Copy the data exactly as it appears, and do not include any pictures.

MATERIAL PROVIDED =

◆ ◆ ◆ ◆ ◆

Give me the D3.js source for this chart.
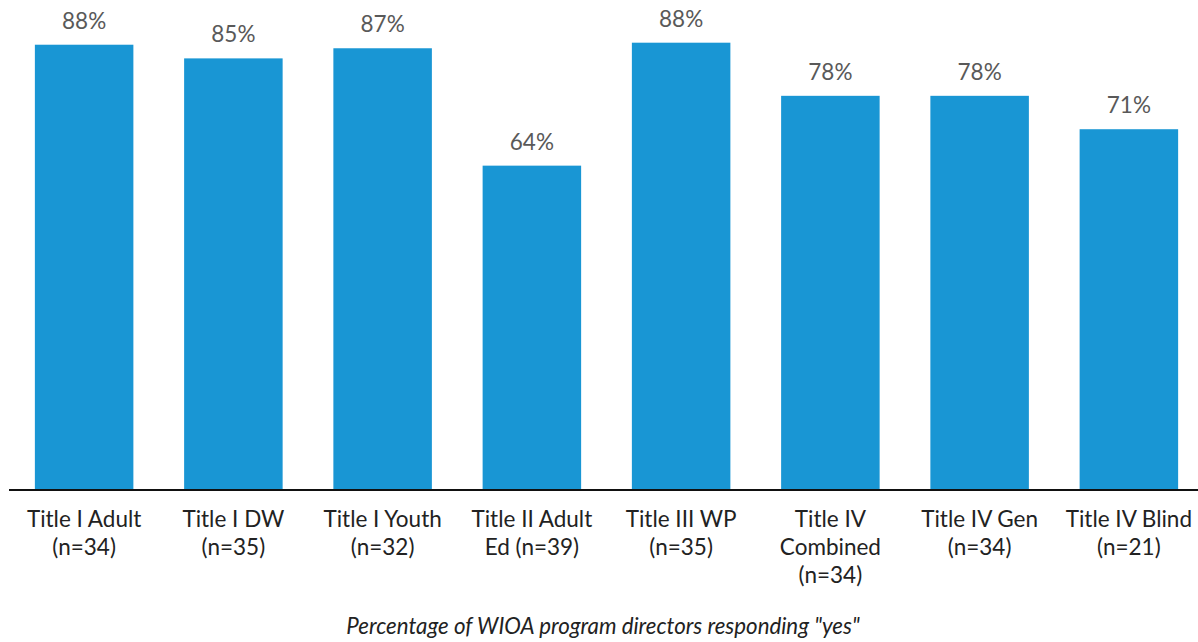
<!DOCTYPE html>
<html lang="en">
<head>
  <meta charset="UTF-8">
  <title>WIOA program directors</title>
  <style>
    body { margin: 0; background: #fff; }
    .chart text { font-family: Lato, "Open Sans", sans-serif; }
    .value { fill: #595959; font-size: 22.5px; text-anchor: middle; }
    .cat { fill: #222; font-size: 22.5px; text-anchor: middle; }
    .note { fill: #222; font-size: 22.3px; font-style: italic; text-anchor: middle; }
  </style>
</head>
<body>
  <svg class="chart"></svg>
  <script src="https://cdn.jsdelivr.net/npm/d3@7"></script>
  <script>
    var programs = ["Title I Adult", "Title I DW", "Title I Youth", "Title II Adult Ed",
                    "Title III WP", "Title IV Combined", "Title IV Gen", "Title IV Blind"];
    var labelLines = [
      ["Title I Adult", "(n=34)"],
      ["Title I DW", "(n=35)"],
      ["Title I Youth", "(n=32)"],
      ["Title II Adult", "Ed (n=39)"],
      ["Title III WP", "(n=35)"],
      ["Title IV", "Combined", "(n=34)"],
      ["Title IV Gen", "(n=34)"],
      ["Title IV Blind", "(n=21)"]
    ];
    var percentYes = [88.0, 85.3, 87.3, 64.1, 88.4, 77.9, 77.9, 71.3];
    var caption = "Percentage of WIOA program directors responding \"yes\"";

    var width = 1198, height = 642;
    var baseline = 490;

    var svg = d3.select(".chart")
      .attr("width", width)
      .attr("height", height);

    var x = d3.scaleBand()
      .domain(programs)
      .range([9.5, 1203.5])
      .paddingInner(0.34)
      .paddingOuter(0.17);

    var y = d3.scaleLinear()
      .domain([0, 100])
      .range([baseline, baseline - 506]);

    svg.selectAll("rect.bar")
      .data(percentYes)
      .enter().append("rect")
      .attr("class", "bar")
      .attr("x", function(d, i) { return x(programs[i]); })
      .attr("y", function(d) { return y(d); })
      .attr("width", x.bandwidth())
      .attr("height", function(d) { return baseline - y(d); })
      .attr("fill", "#1996d4");

    svg.selectAll("text.value")
      .data(percentYes)
      .enter().append("text")
      .attr("class", "value")
      .attr("x", function(d, i) { return x(programs[i]) + x.bandwidth() / 2; })
      .attr("y", function(d) { return y(d) - 16; })
      .text(function(d) { return Math.round(d) + "%"; });

    // baseline axis
    svg.append("line")
      .attr("x1", 9).attr("x2", width)
      .attr("y1", baseline).attr("y2", baseline)
      .attr("stroke", "#111")
      .attr("stroke-width", 2);

    var cats = svg.selectAll("text.cat")
      .data(labelLines)
      .enter().append("text")
      .attr("class", "cat")
      .attr("transform", function(d, i) {
        return "translate(" + (x(programs[i]) + x.bandwidth() / 2) + ",527)";
      });

    cats.selectAll("tspan")
      .data(function(d) { return d; })
      .enter().append("tspan")
      .attr("x", 0)
      .attr("y", function(d, i) { return i * 28; })
      .text(function(d) { return d; });

    svg.append("text")
      .attr("class", "note")
      .attr("x", 603)
      .attr("y", 634)
      .text(caption);
  </script>
</body>
</html>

◆ ◆ ◆ ◆ ◆

FINAL RESULT =
Give me the D3.js source for this chart.
<!DOCTYPE html>
<html lang="en">
<head>
  <meta charset="UTF-8">
  <title>WIOA program directors</title>
  <style>
    body { margin: 0; background: #fff; }
    .chart text { font-family: Lato, "Open Sans", sans-serif; }
    .value { fill: #595959; font-size: 22.5px; text-anchor: middle; }
    .cat { fill: #222; font-size: 22.5px; text-anchor: middle; }
    .note { fill: #222; font-size: 22.3px; font-style: italic; text-anchor: middle; }
  </style>
</head>
<body>
  <svg class="chart"></svg>
  <script src="https://cdn.jsdelivr.net/npm/d3@7"></script>
  <script>
    var programs = ["Title I Adult", "Title I DW", "Title I Youth", "Title II Adult Ed",
                    "Title III WP", "Title IV Combined", "Title IV Gen", "Title IV Blind"];
    var labelLines = [
      ["Title I Adult", "(n=34)"],
      ["Title I DW", "(n=35)"],
      ["Title I Youth", "(n=32)"],
      ["Title II Adult", "Ed (n=39)"],
      ["Title III WP", "(n=35)"],
      ["Title IV", "Combined", "(n=34)"],
      ["Title IV Gen", "(n=34)"],
      ["Title IV Blind", "(n=21)"]
    ];
    var percentYes = [88.0, 85.3, 87.3, 64.1, 88.4, 77.9, 77.9, 71.3];
    var caption = "Percentage of WIOA program directors responding \"yes\"";

    var width = 1198, height = 642;
    var baseline = 490;

    var svg = d3.select(".chart")
      .attr("width", width)
      .attr("height", height);

    var x = d3.scaleBand()
      .domain(programs)
      .range([9.5, 1203.5])
      .paddingInner(0.34)
      .paddingOuter(0.17);

    var y = d3.scaleLinear()
      .domain([0, 100])
      .range([baseline, baseline - 506]);

    svg.selectAll("rect.bar")
      .data(percentYes)
      .enter().append("rect")
      .attr("class", "bar")
      .attr("x", function(d, i) { return x(programs[i]); })
      .attr("y", function(d) { return y(d); })
      .attr("width", x.bandwidth())
      .attr("height", function(d) { return baseline - y(d); })
      .attr("fill", "#1996d4");

    svg.selectAll("text.value")
      .data(percentYes)
      .enter().append("text")
      .attr("class", "value")
      .attr("x", function(d, i) { return x(programs[i]) + x.bandwidth() / 2; })
      .attr("y", function(d) { return y(d) - 16; })
      .text(function(d) { return Math.round(d) + "%"; });

    // baseline axis
    svg.append("line")
      .attr("x1", 9).attr("x2", width)
      .attr("y1", baseline).attr("y2", baseline)
      .attr("stroke", "#111")
      .attr("stroke-width", 2);

    var cats = svg.selectAll("text.cat")
      .data(labelLines)
      .enter().append("text")
      .attr("class", "cat")
      .attr("transform", function(d, i) {
        return "translate(" + (x(programs[i]) + x.bandwidth() / 2) + ",527)";
      });

    cats.selectAll("tspan")
      .data(function(d) { return d; })
      .enter().append("tspan")
      .attr("x", 0)
      .attr("y", function(d, i) { return i * 28; })
      .text(function(d) { return d; });

    svg.append("text")
      .attr("class", "note")
      .attr("x", 603)
      .attr("y", 634)
      .text(caption);
  </script>
</body>
</html>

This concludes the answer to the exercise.